TO DO:
Leave out the pictures and transcribe the rest of the records exactly.

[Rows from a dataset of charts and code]
==============================

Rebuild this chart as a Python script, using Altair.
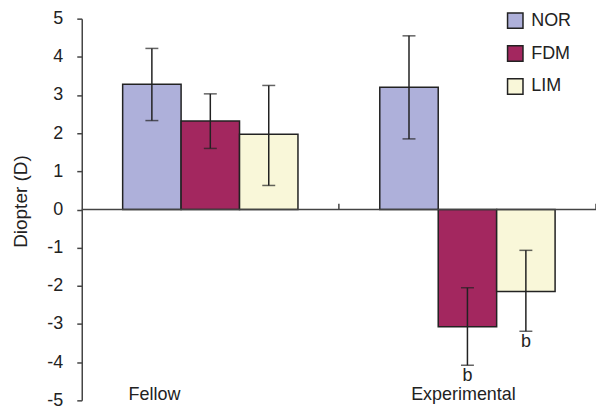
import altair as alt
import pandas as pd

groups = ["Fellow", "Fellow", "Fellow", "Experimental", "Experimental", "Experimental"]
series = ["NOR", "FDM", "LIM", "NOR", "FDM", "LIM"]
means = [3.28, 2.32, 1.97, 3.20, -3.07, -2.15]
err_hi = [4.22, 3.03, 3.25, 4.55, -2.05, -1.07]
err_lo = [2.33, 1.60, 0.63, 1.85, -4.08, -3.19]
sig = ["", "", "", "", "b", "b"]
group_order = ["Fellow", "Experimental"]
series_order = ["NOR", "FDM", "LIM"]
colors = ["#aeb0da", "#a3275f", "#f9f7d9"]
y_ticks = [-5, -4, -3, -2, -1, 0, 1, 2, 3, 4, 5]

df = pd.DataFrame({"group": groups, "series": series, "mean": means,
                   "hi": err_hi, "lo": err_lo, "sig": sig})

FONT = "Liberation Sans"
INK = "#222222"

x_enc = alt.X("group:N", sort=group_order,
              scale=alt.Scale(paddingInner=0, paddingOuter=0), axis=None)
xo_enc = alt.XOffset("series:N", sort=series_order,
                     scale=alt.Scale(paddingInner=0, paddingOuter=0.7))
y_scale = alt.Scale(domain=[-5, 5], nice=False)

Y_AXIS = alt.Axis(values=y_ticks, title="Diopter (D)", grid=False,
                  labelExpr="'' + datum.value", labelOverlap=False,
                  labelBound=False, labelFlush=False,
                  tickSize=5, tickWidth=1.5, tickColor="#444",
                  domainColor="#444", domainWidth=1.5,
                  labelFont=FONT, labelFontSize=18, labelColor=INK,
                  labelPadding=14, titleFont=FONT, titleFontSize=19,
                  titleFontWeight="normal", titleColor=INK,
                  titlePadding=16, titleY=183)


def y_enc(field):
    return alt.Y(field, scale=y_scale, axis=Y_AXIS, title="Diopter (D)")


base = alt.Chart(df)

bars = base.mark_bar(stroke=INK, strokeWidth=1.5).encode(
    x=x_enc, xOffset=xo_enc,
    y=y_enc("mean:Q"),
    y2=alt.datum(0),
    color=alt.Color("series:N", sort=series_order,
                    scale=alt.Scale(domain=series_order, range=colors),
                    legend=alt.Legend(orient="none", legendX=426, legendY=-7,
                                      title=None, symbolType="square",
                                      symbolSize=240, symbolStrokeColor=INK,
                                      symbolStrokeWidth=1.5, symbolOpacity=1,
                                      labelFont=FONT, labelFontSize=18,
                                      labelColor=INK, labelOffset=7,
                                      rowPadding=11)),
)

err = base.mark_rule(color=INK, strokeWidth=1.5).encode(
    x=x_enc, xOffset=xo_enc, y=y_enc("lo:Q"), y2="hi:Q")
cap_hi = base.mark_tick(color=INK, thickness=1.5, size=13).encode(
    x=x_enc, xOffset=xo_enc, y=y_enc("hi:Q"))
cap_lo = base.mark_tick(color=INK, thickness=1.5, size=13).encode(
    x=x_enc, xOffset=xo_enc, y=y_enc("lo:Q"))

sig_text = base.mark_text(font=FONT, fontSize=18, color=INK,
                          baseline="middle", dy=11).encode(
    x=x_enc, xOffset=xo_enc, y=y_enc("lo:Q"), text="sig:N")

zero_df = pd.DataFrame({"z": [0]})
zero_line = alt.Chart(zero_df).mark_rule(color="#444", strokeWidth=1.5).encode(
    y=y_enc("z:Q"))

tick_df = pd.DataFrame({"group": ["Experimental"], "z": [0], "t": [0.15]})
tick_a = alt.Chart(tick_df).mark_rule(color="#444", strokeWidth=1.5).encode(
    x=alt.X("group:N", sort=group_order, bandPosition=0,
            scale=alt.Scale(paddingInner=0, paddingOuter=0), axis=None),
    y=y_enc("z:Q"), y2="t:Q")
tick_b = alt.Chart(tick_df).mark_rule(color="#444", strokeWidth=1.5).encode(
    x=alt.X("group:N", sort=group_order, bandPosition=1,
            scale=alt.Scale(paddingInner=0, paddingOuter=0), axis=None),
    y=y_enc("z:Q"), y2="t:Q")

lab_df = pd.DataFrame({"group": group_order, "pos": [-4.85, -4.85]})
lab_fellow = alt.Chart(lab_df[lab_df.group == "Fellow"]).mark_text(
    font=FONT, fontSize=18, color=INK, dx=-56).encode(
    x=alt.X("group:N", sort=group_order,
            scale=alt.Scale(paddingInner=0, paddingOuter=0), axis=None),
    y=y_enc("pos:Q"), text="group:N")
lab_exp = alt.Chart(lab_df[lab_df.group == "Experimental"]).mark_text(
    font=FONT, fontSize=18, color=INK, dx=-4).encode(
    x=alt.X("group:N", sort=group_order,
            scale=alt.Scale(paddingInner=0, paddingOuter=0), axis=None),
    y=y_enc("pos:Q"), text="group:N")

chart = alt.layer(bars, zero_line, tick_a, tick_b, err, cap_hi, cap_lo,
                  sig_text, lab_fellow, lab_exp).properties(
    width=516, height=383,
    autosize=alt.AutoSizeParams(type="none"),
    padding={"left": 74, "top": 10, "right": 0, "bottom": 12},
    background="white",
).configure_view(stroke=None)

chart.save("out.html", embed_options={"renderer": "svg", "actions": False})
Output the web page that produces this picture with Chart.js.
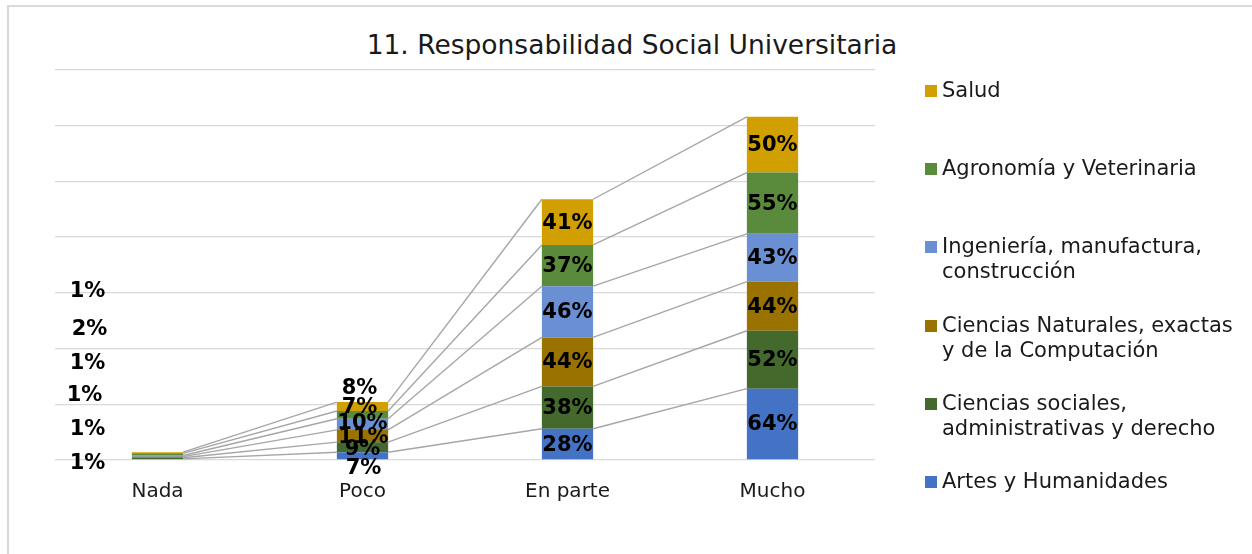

==============================

CORRECT OUTPUT:
Rebuild this chart as a Python script, using Altair.
import altair as alt
import pandas as pd

groups = ["Fellow", "Fellow", "Fellow", "Experimental", "Experimental", "Experimental"]
series = ["NOR", "FDM", "LIM", "NOR", "FDM", "LIM"]
means = [3.28, 2.32, 1.97, 3.20, -3.07, -2.15]
err_hi = [4.22, 3.03, 3.25, 4.55, -2.05, -1.07]
err_lo = [2.33, 1.60, 0.63, 1.85, -4.08, -3.19]
sig = ["", "", "", "", "b", "b"]
group_order = ["Fellow", "Experimental"]
series_order = ["NOR", "FDM", "LIM"]
colors = ["#aeb0da", "#a3275f", "#f9f7d9"]
y_ticks = [-5, -4, -3, -2, -1, 0, 1, 2, 3, 4, 5]

df = pd.DataFrame({"group": groups, "series": series, "mean": means,
                   "hi": err_hi, "lo": err_lo, "sig": sig})

FONT = "Liberation Sans"
INK = "#222222"

x_enc = alt.X("group:N", sort=group_order,
              scale=alt.Scale(paddingInner=0, paddingOuter=0), axis=None)
xo_enc = alt.XOffset("series:N", sort=series_order,
                     scale=alt.Scale(paddingInner=0, paddingOuter=0.7))
y_scale = alt.Scale(domain=[-5, 5], nice=False)

Y_AXIS = alt.Axis(values=y_ticks, title="Diopter (D)", grid=False,
                  labelExpr="'' + datum.value", labelOverlap=False,
                  labelBound=False, labelFlush=False,
                  tickSize=5, tickWidth=1.5, tickColor="#444",
                  domainColor="#444", domainWidth=1.5,
                  labelFont=FONT, labelFontSize=18, labelColor=INK,
                  labelPadding=14, titleFont=FONT, titleFontSize=19,
                  titleFontWeight="normal", titleColor=INK,
                  titlePadding=16, titleY=183)


def y_enc(field):
    return alt.Y(field, scale=y_scale, axis=Y_AXIS, title="Diopter (D)")


base = alt.Chart(df)

bars = base.mark_bar(stroke=INK, strokeWidth=1.5).encode(
    x=x_enc, xOffset=xo_enc,
    y=y_enc("mean:Q"),
    y2=alt.datum(0),
    color=alt.Color("series:N", sort=series_order,
                    scale=alt.Scale(domain=series_order, range=colors),
                    legend=alt.Legend(orient="none", legendX=426, legendY=-7,
                                      title=None, symbolType="square",
                                      symbolSize=240, symbolStrokeColor=INK,
                                      symbolStrokeWidth=1.5, symbolOpacity=1,
                                      labelFont=FONT, labelFontSize=18,
                                      labelColor=INK, labelOffset=7,
                                      rowPadding=11)),
)

err = base.mark_rule(color=INK, strokeWidth=1.5).encode(
    x=x_enc, xOffset=xo_enc, y=y_enc("lo:Q"), y2="hi:Q")
cap_hi = base.mark_tick(color=INK, thickness=1.5, size=13).encode(
    x=x_enc, xOffset=xo_enc, y=y_enc("hi:Q"))
cap_lo = base.mark_tick(color=INK, thickness=1.5, size=13).encode(
    x=x_enc, xOffset=xo_enc, y=y_enc("lo:Q"))

sig_text = base.mark_text(font=FONT, fontSize=18, color=INK,
                          baseline="middle", dy=11).encode(
    x=x_enc, xOffset=xo_enc, y=y_enc("lo:Q"), text="sig:N")

zero_df = pd.DataFrame({"z": [0]})
zero_line = alt.Chart(zero_df).mark_rule(color="#444", strokeWidth=1.5).encode(
    y=y_enc("z:Q"))

tick_df = pd.DataFrame({"group": ["Experimental"], "z": [0], "t": [0.15]})
tick_a = alt.Chart(tick_df).mark_rule(color="#444", strokeWidth=1.5).encode(
    x=alt.X("group:N", sort=group_order, bandPosition=0,
            scale=alt.Scale(paddingInner=0, paddingOuter=0), axis=None),
    y=y_enc("z:Q"), y2="t:Q")
tick_b = alt.Chart(tick_df).mark_rule(color="#444", strokeWidth=1.5).encode(
    x=alt.X("group:N", sort=group_order, bandPosition=1,
            scale=alt.Scale(paddingInner=0, paddingOuter=0), axis=None),
    y=y_enc("z:Q"), y2="t:Q")

lab_df = pd.DataFrame({"group": group_order, "pos": [-4.85, -4.85]})
lab_fellow = alt.Chart(lab_df[lab_df.group == "Fellow"]).mark_text(
    font=FONT, fontSize=18, color=INK, dx=-56).encode(
    x=alt.X("group:N", sort=group_order,
            scale=alt.Scale(paddingInner=0, paddingOuter=0), axis=None),
    y=y_enc("pos:Q"), text="group:N")
lab_exp = alt.Chart(lab_df[lab_df.group == "Experimental"]).mark_text(
    font=FONT, fontSize=18, color=INK, dx=-4).encode(
    x=alt.X("group:N", sort=group_order,
            scale=alt.Scale(paddingInner=0, paddingOuter=0), axis=None),
    y=y_enc("pos:Q"), text="group:N")

chart = alt.layer(bars, zero_line, tick_a, tick_b, err, cap_hi, cap_lo,
                  sig_text, lab_fellow, lab_exp).properties(
    width=516, height=383,
    autosize=alt.AutoSizeParams(type="none"),
    padding={"left": 74, "top": 10, "right": 0, "bottom": 12},
    background="white",
).configure_view(stroke=None)

chart.save("out.html", embed_options={"renderer": "svg", "actions": False})
Output the web page that produces this picture with Chart.js.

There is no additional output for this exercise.